Task to carry out
State how many lines of the entries hold the string "Clone". Reply with the number alone.

Input material

'''

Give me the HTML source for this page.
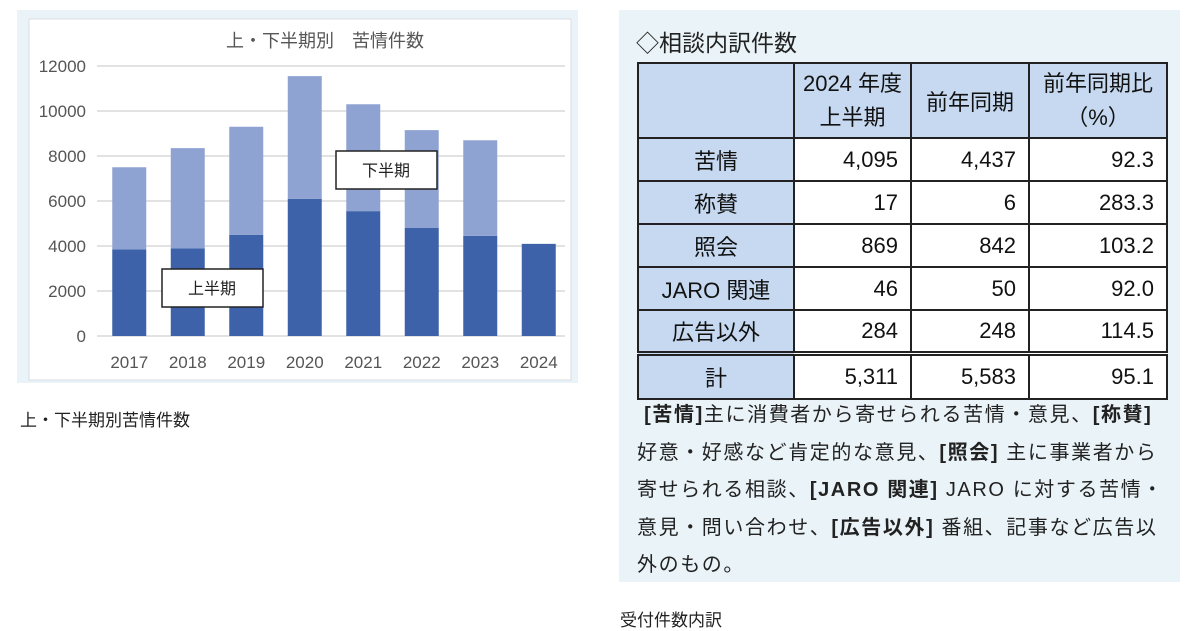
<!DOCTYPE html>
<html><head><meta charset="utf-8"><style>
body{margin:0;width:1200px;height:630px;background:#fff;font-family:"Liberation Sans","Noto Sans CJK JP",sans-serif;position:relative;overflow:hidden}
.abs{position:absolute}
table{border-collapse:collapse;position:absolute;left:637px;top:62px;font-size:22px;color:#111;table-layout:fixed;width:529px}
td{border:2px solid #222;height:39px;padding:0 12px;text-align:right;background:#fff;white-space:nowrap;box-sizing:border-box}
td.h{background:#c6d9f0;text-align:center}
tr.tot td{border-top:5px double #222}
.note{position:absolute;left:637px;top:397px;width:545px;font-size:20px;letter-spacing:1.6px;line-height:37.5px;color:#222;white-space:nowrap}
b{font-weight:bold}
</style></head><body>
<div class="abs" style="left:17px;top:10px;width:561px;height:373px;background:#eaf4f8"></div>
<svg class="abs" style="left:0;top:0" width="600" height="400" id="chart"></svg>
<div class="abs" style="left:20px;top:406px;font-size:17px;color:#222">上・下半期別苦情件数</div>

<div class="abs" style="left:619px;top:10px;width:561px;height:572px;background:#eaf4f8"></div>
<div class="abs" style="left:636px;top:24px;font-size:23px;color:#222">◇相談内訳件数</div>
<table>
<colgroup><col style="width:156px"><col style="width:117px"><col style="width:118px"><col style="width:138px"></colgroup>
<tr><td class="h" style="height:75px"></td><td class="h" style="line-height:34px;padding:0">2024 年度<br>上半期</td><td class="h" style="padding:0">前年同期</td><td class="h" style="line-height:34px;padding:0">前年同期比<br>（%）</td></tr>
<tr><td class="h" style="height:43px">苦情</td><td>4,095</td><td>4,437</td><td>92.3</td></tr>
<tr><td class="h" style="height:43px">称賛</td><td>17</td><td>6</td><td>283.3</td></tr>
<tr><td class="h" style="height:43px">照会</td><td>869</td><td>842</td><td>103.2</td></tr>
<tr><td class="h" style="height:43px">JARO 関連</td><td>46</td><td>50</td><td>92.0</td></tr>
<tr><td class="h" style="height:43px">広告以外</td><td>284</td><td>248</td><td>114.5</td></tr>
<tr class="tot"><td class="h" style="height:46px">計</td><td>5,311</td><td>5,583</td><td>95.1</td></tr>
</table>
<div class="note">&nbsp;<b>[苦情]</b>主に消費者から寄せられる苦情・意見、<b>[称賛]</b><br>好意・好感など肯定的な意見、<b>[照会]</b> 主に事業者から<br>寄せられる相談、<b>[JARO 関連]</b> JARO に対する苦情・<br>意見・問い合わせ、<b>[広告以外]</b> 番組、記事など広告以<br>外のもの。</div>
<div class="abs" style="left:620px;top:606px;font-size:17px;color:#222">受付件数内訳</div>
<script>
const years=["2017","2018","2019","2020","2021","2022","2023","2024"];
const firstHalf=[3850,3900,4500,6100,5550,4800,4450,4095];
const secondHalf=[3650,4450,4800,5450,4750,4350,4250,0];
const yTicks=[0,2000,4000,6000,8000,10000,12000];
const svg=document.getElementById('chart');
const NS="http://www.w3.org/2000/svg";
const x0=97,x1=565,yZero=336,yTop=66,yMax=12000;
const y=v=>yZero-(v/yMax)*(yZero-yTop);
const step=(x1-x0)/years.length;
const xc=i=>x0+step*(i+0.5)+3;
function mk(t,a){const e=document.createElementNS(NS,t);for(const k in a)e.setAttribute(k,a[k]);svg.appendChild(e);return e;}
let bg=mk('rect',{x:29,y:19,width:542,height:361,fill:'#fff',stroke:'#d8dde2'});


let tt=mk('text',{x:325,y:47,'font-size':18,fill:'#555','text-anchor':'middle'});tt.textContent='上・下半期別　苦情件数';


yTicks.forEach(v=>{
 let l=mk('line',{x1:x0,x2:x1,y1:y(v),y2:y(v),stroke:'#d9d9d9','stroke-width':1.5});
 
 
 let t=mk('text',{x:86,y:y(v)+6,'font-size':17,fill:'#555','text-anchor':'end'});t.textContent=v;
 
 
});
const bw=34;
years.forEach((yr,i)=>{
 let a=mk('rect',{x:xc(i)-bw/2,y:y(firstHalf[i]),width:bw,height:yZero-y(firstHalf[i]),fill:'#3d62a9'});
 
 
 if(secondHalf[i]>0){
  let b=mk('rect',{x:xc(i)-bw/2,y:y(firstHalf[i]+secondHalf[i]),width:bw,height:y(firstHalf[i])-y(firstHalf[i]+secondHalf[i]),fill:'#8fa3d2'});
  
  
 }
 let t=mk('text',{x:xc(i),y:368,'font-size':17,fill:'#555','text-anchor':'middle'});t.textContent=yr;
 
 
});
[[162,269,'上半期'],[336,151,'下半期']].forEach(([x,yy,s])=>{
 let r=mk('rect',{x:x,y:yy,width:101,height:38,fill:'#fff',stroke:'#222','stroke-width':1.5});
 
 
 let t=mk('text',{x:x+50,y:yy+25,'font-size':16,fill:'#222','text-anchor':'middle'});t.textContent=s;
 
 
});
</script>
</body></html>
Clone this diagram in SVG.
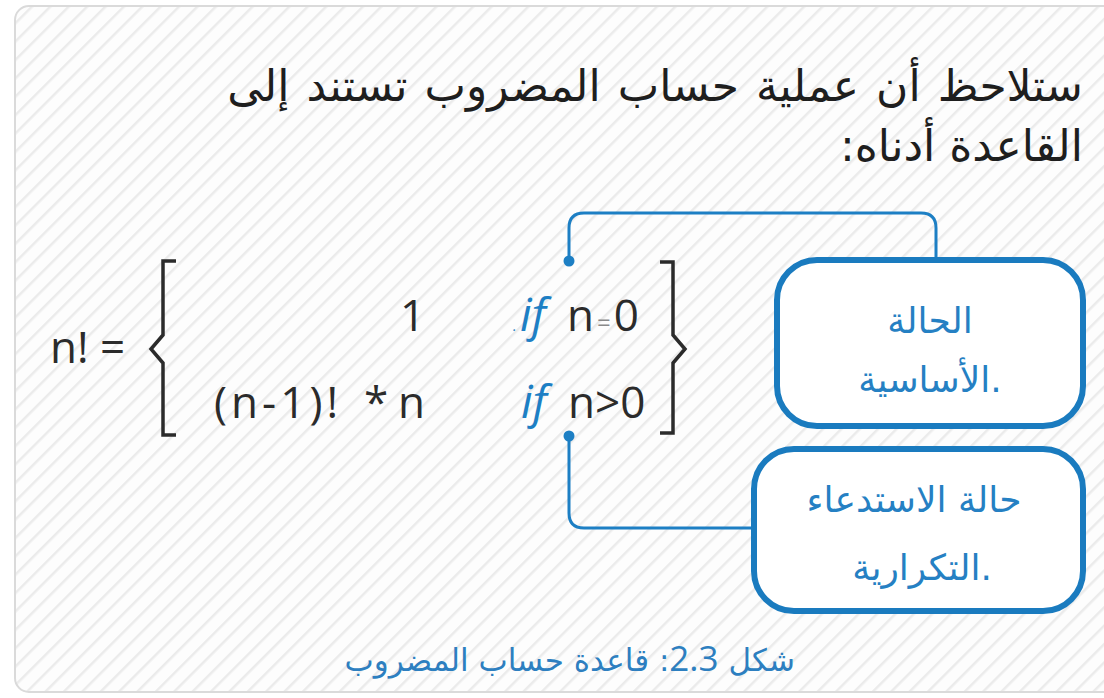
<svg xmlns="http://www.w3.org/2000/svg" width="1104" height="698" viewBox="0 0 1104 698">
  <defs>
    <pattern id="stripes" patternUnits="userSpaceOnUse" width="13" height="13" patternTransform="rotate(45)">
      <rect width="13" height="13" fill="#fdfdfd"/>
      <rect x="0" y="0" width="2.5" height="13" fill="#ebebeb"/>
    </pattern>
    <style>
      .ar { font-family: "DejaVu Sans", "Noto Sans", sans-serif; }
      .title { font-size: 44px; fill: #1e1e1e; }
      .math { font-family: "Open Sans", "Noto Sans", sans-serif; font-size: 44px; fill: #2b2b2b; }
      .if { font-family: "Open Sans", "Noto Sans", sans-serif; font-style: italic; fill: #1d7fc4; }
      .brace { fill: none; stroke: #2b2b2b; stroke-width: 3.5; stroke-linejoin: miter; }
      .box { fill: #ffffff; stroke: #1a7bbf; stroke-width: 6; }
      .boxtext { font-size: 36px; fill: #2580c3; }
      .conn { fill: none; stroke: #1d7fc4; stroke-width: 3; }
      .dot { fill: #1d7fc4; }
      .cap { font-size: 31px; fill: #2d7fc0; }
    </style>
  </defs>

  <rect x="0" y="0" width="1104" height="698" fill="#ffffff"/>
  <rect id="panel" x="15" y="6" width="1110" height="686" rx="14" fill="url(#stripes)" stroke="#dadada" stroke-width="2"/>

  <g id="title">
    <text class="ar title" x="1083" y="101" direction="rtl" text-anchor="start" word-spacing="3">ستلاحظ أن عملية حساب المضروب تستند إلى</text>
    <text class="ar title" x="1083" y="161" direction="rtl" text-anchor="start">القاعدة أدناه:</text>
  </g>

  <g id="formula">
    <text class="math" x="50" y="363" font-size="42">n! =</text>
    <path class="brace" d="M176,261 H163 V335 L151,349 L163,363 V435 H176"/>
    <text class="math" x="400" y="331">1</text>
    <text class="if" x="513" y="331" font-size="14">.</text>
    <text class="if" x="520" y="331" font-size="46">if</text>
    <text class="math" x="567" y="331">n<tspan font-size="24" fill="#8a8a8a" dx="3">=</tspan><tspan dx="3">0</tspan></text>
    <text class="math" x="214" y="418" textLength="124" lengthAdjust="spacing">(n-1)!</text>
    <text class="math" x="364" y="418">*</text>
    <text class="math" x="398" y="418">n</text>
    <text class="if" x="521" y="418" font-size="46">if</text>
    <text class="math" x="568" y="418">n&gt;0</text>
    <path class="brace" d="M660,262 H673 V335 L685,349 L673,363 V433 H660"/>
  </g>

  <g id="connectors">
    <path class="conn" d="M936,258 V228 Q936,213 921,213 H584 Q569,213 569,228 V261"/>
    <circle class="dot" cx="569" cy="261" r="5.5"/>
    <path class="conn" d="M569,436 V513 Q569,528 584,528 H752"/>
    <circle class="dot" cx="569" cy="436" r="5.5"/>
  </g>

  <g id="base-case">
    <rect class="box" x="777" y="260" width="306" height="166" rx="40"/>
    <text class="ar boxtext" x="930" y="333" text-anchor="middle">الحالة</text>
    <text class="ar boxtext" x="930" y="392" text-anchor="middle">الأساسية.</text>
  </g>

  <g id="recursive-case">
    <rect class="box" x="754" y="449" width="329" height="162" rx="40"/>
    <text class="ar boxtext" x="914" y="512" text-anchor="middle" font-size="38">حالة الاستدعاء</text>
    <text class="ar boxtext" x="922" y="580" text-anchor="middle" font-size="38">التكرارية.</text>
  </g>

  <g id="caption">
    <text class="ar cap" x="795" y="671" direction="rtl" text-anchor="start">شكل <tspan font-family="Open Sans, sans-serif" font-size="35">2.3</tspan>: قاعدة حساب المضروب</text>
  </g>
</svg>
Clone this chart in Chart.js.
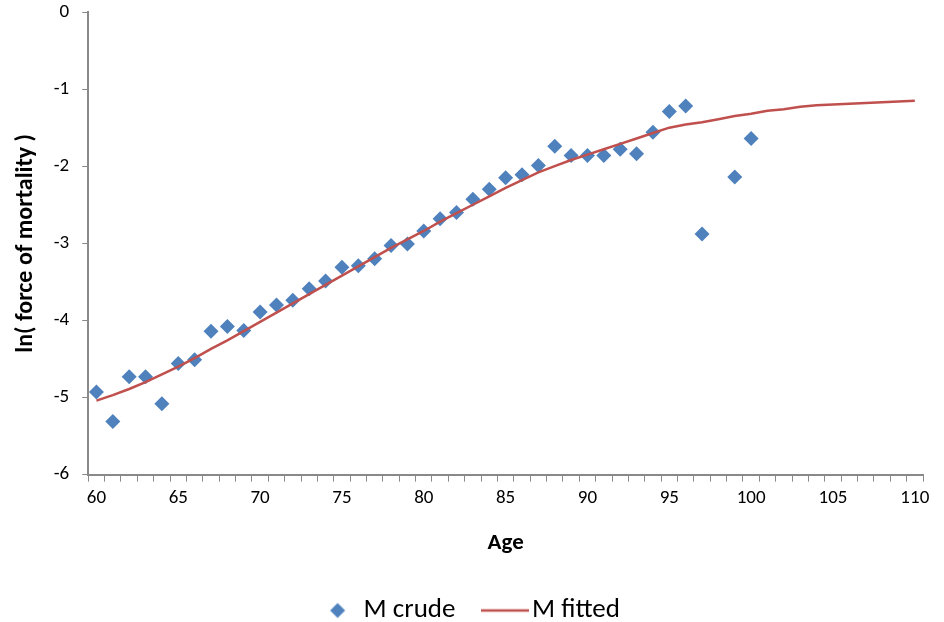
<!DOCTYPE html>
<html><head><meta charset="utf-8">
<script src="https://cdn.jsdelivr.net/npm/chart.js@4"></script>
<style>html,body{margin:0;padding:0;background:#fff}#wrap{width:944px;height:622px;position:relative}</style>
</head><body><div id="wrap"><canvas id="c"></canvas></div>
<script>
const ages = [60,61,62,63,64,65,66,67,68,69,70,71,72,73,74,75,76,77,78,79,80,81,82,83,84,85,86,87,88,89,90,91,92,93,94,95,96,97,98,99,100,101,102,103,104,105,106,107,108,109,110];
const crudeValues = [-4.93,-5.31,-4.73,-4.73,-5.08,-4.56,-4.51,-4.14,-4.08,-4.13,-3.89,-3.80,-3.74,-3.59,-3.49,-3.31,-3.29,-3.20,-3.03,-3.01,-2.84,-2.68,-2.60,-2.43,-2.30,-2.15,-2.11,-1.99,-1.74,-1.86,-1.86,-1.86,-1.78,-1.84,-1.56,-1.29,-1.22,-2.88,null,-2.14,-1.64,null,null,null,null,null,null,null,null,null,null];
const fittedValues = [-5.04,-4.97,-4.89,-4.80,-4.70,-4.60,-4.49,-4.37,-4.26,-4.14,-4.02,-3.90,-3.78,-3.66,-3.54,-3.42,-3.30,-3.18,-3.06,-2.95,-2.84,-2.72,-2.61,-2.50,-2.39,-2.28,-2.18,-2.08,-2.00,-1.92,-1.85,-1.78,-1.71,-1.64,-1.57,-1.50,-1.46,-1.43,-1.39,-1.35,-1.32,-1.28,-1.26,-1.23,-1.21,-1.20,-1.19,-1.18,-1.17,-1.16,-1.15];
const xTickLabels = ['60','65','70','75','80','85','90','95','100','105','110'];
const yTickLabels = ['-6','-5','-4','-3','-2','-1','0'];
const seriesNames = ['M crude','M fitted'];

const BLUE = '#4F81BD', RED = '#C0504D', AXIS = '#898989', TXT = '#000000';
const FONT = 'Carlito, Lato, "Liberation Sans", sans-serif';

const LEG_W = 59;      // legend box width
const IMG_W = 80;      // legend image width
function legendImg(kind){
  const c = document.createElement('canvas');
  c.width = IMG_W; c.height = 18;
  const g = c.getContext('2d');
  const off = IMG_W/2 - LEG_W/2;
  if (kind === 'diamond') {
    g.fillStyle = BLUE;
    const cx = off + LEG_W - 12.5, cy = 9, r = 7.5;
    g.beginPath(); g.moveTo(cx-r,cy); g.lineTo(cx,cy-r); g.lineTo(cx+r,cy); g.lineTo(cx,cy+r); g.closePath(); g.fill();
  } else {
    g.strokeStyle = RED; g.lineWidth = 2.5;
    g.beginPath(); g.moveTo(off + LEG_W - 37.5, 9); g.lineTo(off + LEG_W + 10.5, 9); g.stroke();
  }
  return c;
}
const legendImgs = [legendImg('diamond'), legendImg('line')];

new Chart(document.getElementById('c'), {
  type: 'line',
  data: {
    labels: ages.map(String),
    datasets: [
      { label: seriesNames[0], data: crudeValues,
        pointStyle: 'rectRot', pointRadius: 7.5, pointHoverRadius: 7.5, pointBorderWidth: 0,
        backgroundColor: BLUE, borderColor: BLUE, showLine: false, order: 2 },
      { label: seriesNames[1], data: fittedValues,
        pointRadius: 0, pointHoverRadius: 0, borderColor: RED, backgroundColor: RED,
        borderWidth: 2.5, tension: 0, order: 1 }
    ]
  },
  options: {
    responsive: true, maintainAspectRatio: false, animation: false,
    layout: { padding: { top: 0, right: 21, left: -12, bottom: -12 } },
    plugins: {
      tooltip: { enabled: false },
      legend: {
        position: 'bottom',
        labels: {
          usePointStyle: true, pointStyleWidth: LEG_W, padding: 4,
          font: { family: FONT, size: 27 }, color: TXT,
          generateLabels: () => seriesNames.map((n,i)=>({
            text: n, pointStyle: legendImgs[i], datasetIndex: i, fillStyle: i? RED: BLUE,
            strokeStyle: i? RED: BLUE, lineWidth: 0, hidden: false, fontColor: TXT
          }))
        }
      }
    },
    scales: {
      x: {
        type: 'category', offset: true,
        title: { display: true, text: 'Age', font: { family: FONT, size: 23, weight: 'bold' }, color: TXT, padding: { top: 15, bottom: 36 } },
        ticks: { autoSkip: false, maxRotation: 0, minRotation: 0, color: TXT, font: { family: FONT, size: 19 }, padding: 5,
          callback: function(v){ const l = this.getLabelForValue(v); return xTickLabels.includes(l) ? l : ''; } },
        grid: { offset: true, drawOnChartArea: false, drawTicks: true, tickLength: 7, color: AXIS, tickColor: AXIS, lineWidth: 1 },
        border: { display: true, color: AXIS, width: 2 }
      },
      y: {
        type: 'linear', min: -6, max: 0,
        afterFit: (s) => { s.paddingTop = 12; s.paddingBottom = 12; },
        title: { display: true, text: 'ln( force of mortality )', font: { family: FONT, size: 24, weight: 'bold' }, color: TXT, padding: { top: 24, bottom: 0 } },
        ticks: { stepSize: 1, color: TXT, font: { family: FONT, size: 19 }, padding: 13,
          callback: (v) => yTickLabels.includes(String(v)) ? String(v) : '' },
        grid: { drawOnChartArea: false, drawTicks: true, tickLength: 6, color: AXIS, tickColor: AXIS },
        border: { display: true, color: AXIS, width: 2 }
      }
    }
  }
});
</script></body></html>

'''

Response to this exercise
2